TASK GOAL: Restate the whole of the material. Keep every word, and drop the pictures.

INFORMATION SHOWN:
-- -- --
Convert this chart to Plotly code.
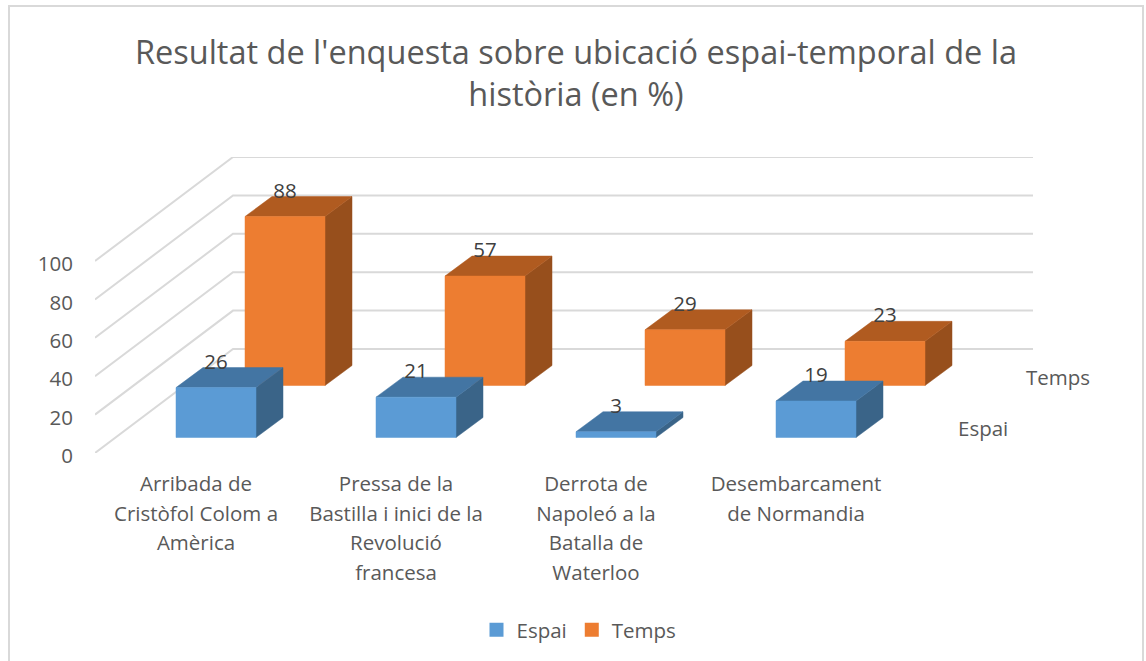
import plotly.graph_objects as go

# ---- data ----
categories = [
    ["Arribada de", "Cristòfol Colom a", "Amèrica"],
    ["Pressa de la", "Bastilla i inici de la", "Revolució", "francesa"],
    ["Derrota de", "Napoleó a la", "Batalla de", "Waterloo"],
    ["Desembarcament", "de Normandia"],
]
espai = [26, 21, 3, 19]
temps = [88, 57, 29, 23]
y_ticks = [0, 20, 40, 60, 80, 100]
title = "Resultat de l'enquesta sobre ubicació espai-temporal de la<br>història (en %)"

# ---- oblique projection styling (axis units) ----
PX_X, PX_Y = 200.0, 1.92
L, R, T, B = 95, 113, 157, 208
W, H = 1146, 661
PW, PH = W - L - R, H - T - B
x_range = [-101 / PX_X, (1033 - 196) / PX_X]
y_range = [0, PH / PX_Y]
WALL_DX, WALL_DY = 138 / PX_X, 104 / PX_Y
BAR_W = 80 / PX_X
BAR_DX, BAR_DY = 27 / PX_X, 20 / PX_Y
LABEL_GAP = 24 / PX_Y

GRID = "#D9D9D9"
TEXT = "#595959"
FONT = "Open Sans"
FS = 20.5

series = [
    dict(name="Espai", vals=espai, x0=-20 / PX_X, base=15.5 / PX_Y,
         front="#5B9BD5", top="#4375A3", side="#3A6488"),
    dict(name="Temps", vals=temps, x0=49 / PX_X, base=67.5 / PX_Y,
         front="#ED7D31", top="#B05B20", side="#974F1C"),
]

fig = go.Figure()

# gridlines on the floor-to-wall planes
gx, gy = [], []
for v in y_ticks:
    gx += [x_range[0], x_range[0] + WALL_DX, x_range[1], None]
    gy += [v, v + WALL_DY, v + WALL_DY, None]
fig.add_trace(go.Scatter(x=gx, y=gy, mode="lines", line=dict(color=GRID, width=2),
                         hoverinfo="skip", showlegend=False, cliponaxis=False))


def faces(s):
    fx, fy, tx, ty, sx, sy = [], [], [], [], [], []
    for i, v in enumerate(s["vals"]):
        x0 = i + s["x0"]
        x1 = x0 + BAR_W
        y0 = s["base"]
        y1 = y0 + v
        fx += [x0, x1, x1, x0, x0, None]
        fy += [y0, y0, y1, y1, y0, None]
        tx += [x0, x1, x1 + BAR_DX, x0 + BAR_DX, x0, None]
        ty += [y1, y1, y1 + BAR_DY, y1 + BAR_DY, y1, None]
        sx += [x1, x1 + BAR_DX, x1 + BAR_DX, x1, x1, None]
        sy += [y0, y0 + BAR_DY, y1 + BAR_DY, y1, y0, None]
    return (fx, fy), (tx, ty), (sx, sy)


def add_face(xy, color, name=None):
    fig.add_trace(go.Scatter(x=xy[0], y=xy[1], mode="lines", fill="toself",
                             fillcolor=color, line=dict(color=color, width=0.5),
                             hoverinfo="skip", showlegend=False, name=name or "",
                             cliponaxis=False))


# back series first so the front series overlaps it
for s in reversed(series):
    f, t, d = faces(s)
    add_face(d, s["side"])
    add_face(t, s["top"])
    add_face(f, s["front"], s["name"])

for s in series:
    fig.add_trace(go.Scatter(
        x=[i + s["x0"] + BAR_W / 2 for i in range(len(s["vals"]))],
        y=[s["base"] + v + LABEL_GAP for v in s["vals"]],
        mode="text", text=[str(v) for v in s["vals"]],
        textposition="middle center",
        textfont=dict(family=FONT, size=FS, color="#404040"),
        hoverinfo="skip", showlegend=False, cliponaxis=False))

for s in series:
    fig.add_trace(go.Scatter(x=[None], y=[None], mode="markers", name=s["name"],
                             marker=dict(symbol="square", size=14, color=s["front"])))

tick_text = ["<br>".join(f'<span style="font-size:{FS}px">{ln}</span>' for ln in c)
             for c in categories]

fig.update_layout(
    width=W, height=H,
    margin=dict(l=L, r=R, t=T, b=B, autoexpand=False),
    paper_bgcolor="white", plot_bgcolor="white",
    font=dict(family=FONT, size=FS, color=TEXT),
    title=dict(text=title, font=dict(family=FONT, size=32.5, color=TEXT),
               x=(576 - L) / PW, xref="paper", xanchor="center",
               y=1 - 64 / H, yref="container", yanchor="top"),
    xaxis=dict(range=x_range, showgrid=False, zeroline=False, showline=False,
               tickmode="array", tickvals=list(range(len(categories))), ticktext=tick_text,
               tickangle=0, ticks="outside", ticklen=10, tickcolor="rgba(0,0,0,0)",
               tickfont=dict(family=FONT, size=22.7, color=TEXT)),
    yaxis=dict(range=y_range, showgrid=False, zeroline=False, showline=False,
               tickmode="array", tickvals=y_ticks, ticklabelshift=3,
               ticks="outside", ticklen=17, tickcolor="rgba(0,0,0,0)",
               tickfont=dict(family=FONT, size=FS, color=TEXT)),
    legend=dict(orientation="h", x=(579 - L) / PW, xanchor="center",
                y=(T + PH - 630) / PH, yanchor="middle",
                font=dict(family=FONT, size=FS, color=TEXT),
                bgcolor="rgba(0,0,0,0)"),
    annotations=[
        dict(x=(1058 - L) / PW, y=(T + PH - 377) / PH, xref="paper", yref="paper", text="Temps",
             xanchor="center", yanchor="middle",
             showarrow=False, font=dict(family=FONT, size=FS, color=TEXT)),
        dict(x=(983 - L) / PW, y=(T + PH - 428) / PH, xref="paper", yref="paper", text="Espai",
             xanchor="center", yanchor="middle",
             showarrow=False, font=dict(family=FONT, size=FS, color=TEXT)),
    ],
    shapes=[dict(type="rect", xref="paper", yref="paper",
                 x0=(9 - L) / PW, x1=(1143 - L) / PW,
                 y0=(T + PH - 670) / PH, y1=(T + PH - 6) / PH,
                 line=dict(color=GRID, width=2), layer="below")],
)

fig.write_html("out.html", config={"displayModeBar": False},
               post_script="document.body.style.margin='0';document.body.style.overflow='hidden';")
-- -- --
RESPONSE BELOW:
Convert this chart to Plotly code.
import plotly.graph_objects as go

# ---- data ----
categories = [
    ["Arribada de", "Cristòfol Colom a", "Amèrica"],
    ["Pressa de la", "Bastilla i inici de la", "Revolució", "francesa"],
    ["Derrota de", "Napoleó a la", "Batalla de", "Waterloo"],
    ["Desembarcament", "de Normandia"],
]
espai = [26, 21, 3, 19]
temps = [88, 57, 29, 23]
y_ticks = [0, 20, 40, 60, 80, 100]
title = "Resultat de l'enquesta sobre ubicació espai-temporal de la<br>història (en %)"

# ---- oblique projection styling (axis units) ----
PX_X, PX_Y = 200.0, 1.92
L, R, T, B = 95, 113, 157, 208
W, H = 1146, 661
PW, PH = W - L - R, H - T - B
x_range = [-101 / PX_X, (1033 - 196) / PX_X]
y_range = [0, PH / PX_Y]
WALL_DX, WALL_DY = 138 / PX_X, 104 / PX_Y
BAR_W = 80 / PX_X
BAR_DX, BAR_DY = 27 / PX_X, 20 / PX_Y
LABEL_GAP = 24 / PX_Y

GRID = "#D9D9D9"
TEXT = "#595959"
FONT = "Open Sans"
FS = 20.5

series = [
    dict(name="Espai", vals=espai, x0=-20 / PX_X, base=15.5 / PX_Y,
         front="#5B9BD5", top="#4375A3", side="#3A6488"),
    dict(name="Temps", vals=temps, x0=49 / PX_X, base=67.5 / PX_Y,
         front="#ED7D31", top="#B05B20", side="#974F1C"),
]

fig = go.Figure()

# gridlines on the floor-to-wall planes
gx, gy = [], []
for v in y_ticks:
    gx += [x_range[0], x_range[0] + WALL_DX, x_range[1], None]
    gy += [v, v + WALL_DY, v + WALL_DY, None]
fig.add_trace(go.Scatter(x=gx, y=gy, mode="lines", line=dict(color=GRID, width=2),
                         hoverinfo="skip", showlegend=False, cliponaxis=False))


def faces(s):
    fx, fy, tx, ty, sx, sy = [], [], [], [], [], []
    for i, v in enumerate(s["vals"]):
        x0 = i + s["x0"]
        x1 = x0 + BAR_W
        y0 = s["base"]
        y1 = y0 + v
        fx += [x0, x1, x1, x0, x0, None]
        fy += [y0, y0, y1, y1, y0, None]
        tx += [x0, x1, x1 + BAR_DX, x0 + BAR_DX, x0, None]
        ty += [y1, y1, y1 + BAR_DY, y1 + BAR_DY, y1, None]
        sx += [x1, x1 + BAR_DX, x1 + BAR_DX, x1, x1, None]
        sy += [y0, y0 + BAR_DY, y1 + BAR_DY, y1, y0, None]
    return (fx, fy), (tx, ty), (sx, sy)


def add_face(xy, color, name=None):
    fig.add_trace(go.Scatter(x=xy[0], y=xy[1], mode="lines", fill="toself",
                             fillcolor=color, line=dict(color=color, width=0.5),
                             hoverinfo="skip", showlegend=False, name=name or "",
                             cliponaxis=False))


# back series first so the front series overlaps it
for s in reversed(series):
    f, t, d = faces(s)
    add_face(d, s["side"])
    add_face(t, s["top"])
    add_face(f, s["front"], s["name"])

for s in series:
    fig.add_trace(go.Scatter(
        x=[i + s["x0"] + BAR_W / 2 for i in range(len(s["vals"]))],
        y=[s["base"] + v + LABEL_GAP for v in s["vals"]],
        mode="text", text=[str(v) for v in s["vals"]],
        textposition="middle center",
        textfont=dict(family=FONT, size=FS, color="#404040"),
        hoverinfo="skip", showlegend=False, cliponaxis=False))

for s in series:
    fig.add_trace(go.Scatter(x=[None], y=[None], mode="markers", name=s["name"],
                             marker=dict(symbol="square", size=14, color=s["front"])))

tick_text = ["<br>".join(f'<span style="font-size:{FS}px">{ln}</span>' for ln in c)
             for c in categories]

fig.update_layout(
    width=W, height=H,
    margin=dict(l=L, r=R, t=T, b=B, autoexpand=False),
    paper_bgcolor="white", plot_bgcolor="white",
    font=dict(family=FONT, size=FS, color=TEXT),
    title=dict(text=title, font=dict(family=FONT, size=32.5, color=TEXT),
               x=(576 - L) / PW, xref="paper", xanchor="center",
               y=1 - 64 / H, yref="container", yanchor="top"),
    xaxis=dict(range=x_range, showgrid=False, zeroline=False, showline=False,
               tickmode="array", tickvals=list(range(len(categories))), ticktext=tick_text,
               tickangle=0, ticks="outside", ticklen=10, tickcolor="rgba(0,0,0,0)",
               tickfont=dict(family=FONT, size=22.7, color=TEXT)),
    yaxis=dict(range=y_range, showgrid=False, zeroline=False, showline=False,
               tickmode="array", tickvals=y_ticks, ticklabelshift=3,
               ticks="outside", ticklen=17, tickcolor="rgba(0,0,0,0)",
               tickfont=dict(family=FONT, size=FS, color=TEXT)),
    legend=dict(orientation="h", x=(579 - L) / PW, xanchor="center",
                y=(T + PH - 630) / PH, yanchor="middle",
                font=dict(family=FONT, size=FS, color=TEXT),
                bgcolor="rgba(0,0,0,0)"),
    annotations=[
        dict(x=(1058 - L) / PW, y=(T + PH - 377) / PH, xref="paper", yref="paper", text="Temps",
             xanchor="center", yanchor="middle",
             showarrow=False, font=dict(family=FONT, size=FS, color=TEXT)),
        dict(x=(983 - L) / PW, y=(T + PH - 428) / PH, xref="paper", yref="paper", text="Espai",
             xanchor="center", yanchor="middle",
             showarrow=False, font=dict(family=FONT, size=FS, color=TEXT)),
    ],
    shapes=[dict(type="rect", xref="paper", yref="paper",
                 x0=(9 - L) / PW, x1=(1143 - L) / PW,
                 y0=(T + PH - 670) / PH, y1=(T + PH - 6) / PH,
                 line=dict(color=GRID, width=2), layer="below")],
)

fig.write_html("out.html", config={"displayModeBar": False},
               post_script="document.body.style.margin='0';document.body.style.overflow='hidden';")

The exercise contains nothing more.